I missed the "32-sample ASIO buffer" size when first responding.
The problem is trying to run heavy loads at a 32-sample ASIO buffer size.

With buffer sizes that low (.7ms at 44.1k), there's no margin for anything less than ideal circumstances.
Low/consistent DPC Latency (not just acceptable) is a must
BFD-3 is a wonderful drum plugin, but it's disk-streaming isn't the most efficient (compared to Kontakt).
If you've got a fast ride cymbal passage (with lots of ghost notes), polyphony can pile up fast.
With several disk-streaming sample libraries, you could easily exceed the capability of a 7200RPM "Samples" HD.
First thing I'd do is get BFD-3 library on SSD.
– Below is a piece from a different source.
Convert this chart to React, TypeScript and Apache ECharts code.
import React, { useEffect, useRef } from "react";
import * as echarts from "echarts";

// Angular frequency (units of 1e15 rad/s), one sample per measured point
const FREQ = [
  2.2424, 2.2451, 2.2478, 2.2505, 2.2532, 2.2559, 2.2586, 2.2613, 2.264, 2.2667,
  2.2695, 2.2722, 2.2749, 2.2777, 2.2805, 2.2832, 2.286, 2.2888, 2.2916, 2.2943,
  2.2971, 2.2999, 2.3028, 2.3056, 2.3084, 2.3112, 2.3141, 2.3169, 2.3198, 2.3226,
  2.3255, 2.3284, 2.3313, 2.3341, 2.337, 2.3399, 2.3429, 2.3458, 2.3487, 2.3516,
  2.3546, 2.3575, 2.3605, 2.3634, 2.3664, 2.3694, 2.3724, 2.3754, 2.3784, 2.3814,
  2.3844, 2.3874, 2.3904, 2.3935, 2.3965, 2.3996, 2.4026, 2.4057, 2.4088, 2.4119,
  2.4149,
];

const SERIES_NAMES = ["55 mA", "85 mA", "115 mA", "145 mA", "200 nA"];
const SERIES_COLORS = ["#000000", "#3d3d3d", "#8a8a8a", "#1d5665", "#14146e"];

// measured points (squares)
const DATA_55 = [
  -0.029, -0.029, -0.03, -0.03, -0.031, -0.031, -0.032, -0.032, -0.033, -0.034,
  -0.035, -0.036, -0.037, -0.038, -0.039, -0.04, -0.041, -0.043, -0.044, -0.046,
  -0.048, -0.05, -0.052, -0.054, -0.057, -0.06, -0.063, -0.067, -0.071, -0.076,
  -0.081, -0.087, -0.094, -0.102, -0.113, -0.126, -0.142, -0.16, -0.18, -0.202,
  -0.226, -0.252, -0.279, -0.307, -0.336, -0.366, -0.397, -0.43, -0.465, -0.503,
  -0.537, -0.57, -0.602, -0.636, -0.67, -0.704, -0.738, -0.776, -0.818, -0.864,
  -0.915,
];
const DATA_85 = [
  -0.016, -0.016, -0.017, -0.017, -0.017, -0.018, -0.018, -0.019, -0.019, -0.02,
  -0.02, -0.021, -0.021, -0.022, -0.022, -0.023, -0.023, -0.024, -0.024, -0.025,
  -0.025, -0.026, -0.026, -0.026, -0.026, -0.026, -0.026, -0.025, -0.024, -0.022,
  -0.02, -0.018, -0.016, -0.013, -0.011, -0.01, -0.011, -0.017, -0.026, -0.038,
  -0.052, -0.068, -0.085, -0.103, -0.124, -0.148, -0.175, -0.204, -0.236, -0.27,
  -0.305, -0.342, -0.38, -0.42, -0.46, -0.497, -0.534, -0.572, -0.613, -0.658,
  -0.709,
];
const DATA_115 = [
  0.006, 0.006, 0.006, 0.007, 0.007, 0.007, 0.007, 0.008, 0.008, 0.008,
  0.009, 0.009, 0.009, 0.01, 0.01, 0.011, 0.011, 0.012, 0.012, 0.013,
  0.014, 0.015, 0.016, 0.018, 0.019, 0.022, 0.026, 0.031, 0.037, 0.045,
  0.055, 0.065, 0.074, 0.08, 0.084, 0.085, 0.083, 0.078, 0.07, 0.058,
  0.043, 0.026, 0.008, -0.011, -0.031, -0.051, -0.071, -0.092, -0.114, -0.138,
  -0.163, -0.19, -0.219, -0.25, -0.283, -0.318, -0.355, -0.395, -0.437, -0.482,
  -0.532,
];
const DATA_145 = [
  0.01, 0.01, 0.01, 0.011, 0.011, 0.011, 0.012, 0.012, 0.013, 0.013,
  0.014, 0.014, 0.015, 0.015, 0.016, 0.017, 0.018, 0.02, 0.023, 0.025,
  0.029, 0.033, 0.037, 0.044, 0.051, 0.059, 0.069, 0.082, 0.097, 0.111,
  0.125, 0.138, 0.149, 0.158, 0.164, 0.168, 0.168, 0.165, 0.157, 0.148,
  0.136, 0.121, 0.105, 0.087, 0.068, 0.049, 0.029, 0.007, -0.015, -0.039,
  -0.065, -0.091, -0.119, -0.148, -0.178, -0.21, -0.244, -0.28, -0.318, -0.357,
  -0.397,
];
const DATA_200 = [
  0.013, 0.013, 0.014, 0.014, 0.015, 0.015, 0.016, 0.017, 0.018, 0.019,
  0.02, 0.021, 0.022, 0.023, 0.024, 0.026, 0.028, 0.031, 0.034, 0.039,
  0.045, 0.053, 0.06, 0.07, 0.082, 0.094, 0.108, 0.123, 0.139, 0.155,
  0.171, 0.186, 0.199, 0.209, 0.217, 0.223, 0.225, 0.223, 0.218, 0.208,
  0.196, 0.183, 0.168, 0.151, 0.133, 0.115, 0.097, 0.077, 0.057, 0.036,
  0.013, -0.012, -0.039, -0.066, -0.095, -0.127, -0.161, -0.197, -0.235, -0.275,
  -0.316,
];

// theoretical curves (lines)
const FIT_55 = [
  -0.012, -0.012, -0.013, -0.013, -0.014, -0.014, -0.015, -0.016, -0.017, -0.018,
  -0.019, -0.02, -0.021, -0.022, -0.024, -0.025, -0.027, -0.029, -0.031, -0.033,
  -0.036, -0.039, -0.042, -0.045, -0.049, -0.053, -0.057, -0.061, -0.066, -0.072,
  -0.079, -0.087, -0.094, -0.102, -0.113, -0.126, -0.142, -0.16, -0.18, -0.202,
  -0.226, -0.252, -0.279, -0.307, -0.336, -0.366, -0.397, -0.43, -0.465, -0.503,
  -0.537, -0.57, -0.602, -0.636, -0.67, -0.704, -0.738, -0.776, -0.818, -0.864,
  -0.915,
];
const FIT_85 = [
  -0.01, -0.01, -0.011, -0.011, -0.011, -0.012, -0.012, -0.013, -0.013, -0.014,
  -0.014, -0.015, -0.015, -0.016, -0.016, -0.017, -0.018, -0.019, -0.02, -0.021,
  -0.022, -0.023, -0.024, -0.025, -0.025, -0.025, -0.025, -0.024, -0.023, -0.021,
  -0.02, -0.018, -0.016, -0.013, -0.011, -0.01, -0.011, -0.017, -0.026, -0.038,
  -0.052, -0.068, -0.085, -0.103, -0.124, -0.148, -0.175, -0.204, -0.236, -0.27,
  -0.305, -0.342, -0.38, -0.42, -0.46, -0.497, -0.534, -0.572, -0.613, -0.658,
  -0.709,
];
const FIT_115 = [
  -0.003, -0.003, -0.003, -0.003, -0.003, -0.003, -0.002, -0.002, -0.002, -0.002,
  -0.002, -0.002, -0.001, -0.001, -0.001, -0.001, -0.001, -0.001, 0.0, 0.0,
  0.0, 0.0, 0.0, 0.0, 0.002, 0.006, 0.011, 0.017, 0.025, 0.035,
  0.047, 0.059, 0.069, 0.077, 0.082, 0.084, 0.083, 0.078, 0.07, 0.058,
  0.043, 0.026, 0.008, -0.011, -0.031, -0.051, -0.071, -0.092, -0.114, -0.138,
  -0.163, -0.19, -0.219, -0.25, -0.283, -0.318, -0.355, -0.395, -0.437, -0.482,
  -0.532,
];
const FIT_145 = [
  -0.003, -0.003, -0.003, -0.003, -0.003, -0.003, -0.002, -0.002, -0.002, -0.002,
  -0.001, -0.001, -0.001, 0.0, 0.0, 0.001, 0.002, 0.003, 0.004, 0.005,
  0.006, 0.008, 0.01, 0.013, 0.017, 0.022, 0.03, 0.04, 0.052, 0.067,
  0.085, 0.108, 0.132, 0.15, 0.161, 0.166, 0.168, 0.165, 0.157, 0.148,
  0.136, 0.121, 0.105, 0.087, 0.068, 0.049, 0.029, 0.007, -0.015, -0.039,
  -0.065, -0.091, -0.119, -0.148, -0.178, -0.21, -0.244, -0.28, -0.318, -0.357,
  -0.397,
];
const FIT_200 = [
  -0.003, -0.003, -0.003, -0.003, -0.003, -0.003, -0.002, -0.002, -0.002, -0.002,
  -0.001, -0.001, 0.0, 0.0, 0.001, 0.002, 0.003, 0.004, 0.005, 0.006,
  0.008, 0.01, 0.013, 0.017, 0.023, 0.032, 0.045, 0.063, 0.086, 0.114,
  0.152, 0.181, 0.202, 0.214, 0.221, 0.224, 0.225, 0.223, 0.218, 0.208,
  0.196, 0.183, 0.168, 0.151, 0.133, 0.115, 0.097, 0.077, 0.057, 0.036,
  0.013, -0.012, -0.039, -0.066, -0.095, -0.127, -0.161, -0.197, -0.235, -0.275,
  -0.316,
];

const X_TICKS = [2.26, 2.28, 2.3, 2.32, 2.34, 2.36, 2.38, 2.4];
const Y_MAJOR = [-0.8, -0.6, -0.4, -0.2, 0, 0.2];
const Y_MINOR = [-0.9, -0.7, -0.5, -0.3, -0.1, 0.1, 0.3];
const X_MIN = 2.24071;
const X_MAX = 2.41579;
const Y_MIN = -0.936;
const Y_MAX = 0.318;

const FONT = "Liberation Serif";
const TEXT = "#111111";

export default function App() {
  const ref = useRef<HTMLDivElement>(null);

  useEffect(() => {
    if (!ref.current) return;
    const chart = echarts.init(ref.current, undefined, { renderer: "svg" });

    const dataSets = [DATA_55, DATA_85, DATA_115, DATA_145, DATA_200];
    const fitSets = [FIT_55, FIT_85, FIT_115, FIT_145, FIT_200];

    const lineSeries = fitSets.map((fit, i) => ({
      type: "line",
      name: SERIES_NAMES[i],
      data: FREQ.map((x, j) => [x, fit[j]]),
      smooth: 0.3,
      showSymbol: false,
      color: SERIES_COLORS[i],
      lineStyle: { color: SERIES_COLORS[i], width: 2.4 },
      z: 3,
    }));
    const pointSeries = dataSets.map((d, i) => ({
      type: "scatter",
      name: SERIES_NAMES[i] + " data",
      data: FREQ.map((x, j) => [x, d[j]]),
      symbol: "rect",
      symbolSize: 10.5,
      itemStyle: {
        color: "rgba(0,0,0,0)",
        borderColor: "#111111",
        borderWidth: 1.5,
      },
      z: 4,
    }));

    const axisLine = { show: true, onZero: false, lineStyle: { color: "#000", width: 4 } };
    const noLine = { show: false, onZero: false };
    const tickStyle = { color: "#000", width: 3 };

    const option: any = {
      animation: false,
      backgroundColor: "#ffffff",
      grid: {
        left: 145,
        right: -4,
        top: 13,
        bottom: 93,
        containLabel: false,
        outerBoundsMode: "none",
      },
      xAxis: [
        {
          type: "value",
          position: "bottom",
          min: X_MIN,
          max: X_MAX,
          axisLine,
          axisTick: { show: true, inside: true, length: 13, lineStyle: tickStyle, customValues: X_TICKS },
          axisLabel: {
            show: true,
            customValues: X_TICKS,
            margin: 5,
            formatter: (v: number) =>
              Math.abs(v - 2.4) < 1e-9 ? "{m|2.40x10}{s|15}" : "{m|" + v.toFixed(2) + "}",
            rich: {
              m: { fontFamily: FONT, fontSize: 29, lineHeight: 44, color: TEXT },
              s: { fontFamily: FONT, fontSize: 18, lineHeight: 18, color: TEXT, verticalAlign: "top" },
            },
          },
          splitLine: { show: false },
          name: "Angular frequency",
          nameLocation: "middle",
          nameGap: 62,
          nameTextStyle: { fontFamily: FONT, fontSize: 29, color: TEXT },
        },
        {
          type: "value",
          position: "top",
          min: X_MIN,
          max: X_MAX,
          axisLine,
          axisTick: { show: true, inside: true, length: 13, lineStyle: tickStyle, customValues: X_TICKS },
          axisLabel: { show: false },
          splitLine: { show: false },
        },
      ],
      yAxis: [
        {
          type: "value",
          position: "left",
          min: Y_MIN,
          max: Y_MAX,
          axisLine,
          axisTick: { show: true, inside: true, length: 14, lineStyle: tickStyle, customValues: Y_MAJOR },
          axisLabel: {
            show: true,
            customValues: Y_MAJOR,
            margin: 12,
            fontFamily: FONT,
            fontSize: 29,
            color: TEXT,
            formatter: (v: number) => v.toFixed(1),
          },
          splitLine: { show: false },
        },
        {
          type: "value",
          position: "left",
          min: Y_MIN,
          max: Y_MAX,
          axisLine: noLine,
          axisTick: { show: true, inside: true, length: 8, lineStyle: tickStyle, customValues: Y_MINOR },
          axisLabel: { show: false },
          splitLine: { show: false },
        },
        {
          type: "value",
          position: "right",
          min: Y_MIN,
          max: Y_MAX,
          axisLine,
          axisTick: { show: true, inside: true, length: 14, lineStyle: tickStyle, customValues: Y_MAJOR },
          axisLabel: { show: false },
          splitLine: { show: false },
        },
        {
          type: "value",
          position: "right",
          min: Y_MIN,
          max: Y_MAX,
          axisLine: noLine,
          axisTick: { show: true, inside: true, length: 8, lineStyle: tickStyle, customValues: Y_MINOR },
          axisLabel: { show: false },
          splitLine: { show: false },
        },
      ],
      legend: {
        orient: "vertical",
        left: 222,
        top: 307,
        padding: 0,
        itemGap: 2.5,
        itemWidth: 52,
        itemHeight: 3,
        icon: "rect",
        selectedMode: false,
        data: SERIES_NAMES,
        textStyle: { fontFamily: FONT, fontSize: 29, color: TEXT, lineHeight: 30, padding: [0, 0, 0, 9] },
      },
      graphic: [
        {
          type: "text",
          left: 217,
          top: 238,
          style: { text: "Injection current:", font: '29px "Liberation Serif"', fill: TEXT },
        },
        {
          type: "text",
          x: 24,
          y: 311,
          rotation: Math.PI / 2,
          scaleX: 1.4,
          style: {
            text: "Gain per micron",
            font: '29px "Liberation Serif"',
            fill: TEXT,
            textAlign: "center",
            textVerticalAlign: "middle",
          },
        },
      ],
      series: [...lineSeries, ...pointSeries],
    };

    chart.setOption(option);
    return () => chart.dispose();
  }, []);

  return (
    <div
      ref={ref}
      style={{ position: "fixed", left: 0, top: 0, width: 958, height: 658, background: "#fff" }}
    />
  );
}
The MR816 is a nice audio interface, but it uses a large hidden safety-buffer.
With a smaller safety-buffer, you'd be able to (more comfortably) run it at a 64-sample ASIO buffer size.
For running heavy loads at a 32-sample ASIO buffer size, you'd do better with a PCIe audio interface (RME, MOTU, Lynx).
A recent make (well configured) machine would allow running heavier loads at a 32-sample ASIO buffer size.
I don't want to discourage the OP. Effectively working at a 32-sample ASIO buffer size is demanding.
The solution isn't simple... as it involves every facet.
Any weak link throws a monkey-wrench